WHAT THE TASK REQUIRES: Please pull out every line that includes the string "draw".

GIVEN MATERIAL:
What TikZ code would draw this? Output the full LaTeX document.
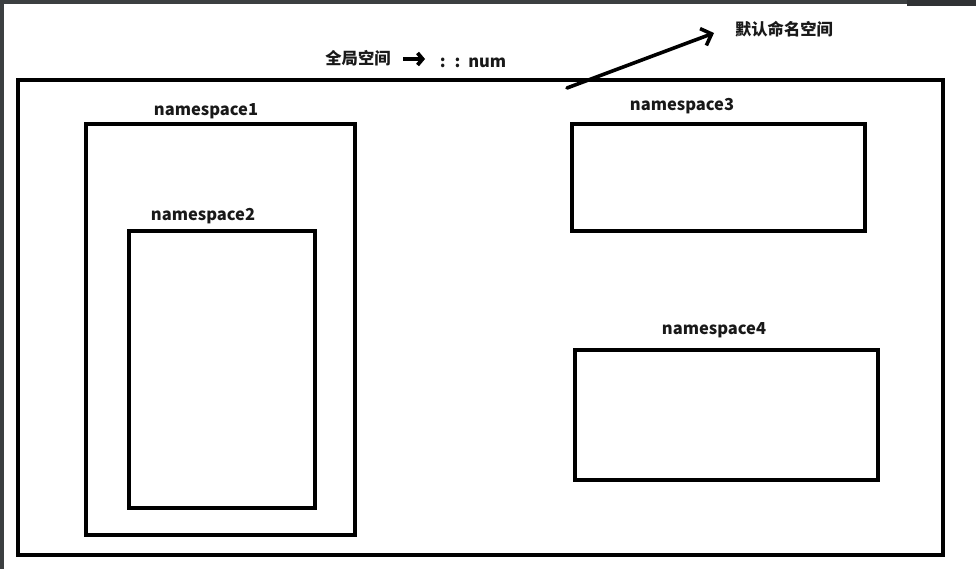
\documentclass[tikz,border=0pt]{standalone}
\usepackage{fontspec}
\setmainfont{Noto Sans CJK SC}
\newfontfamily\cjk{Noto Sans CJK SC}
\usetikzlibrary{arrows.meta}
\definecolor{frame}{HTML}{3C3F41}
\begin{document}
\begin{tikzpicture}[x=1pt,y=-1pt,
  nsbox/.style={draw=black,line width=3.8pt,inner sep=0pt,outer sep=0pt,anchor=north west,fill=none},
  lbl/.style={font=\cjk\bfseries\fontsize{16.5}{18}\selectfont,inner sep=0pt,text=black!90},
  cjklbl/.style={font=\cjk\bfseries\fontsize{16.3}{18}\selectfont,inner sep=0pt,text=black!90},
  bigarrow/.style={line width=3.6pt,line cap=round,-{Straight Barb[length=9pt,width=18pt,line width=3.6pt]}},
  smallarrow/.style={line width=3.6pt,-{Straight Barb[length=5pt,width=12pt,line width=3.8pt]}}
]
\useasboundingbox (0,0) rectangle (976,569);
\fill[white] (0,0) rectangle (976,569);
% screenshot frame
\fill[frame] (0,0) rectangle (976,4);
\fill[frame!80!black] (907,0) rectangle (976,6);
\fill[frame] (0,0) rectangle (4,569);
% boxes
\node[nsbox,minimum width=925pt,minimum height=475pt] (outer) at (18,80) {};
\node[nsbox,minimum width=269pt,minimum height=411pt] (ns1) at (86,124) {};
\node[nsbox,minimum width=186pt,minimum height=277pt] (ns2) at (129,231) {};
\node[nsbox,minimum width=293pt,minimum height=107pt] (ns3) at (572,124) {};
\node[nsbox,minimum width=303pt,minimum height=130pt] (ns4) at (575,350) {};
% labels
\node[lbl] (l1) at (206,111) {namespace1};
\node[lbl] (l2) at (203,216) {namespace2};
\node[lbl] (l3) at (682,106) {namespace3};
\node[lbl] (l4) at (714,330) {namespace4};
% global
\node[cjklbl] (glob) at (358,58) {全局空间};
\node[lbl] (num) at (473,63) {:\hspace{9pt}:\hspace{8pt}num};
\coordinate (sa) at (403,59);
\coordinate (sb) at (425,59);
\draw[smallarrow] (sa) -- (sb);
% default namespace
\node[cjklbl] (dflt) at (784,29) {默认命名空间};
\coordinate (ba) at (567,88);
\coordinate (bb) at (714,33);
\draw[bigarrow] (ba) -- (bb);
\end{tikzpicture}
\end{document}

THE OUTPUT:
What TikZ code would draw this? Output the full LaTeX document.
  nsbox/.style={draw=black,line width=3.8pt,inner sep=0pt,outer sep=0pt,anchor=north west,fill=none},
\draw[smallarrow] (sa) -- (sb);
\draw[bigarrow] (ba) -- (bb);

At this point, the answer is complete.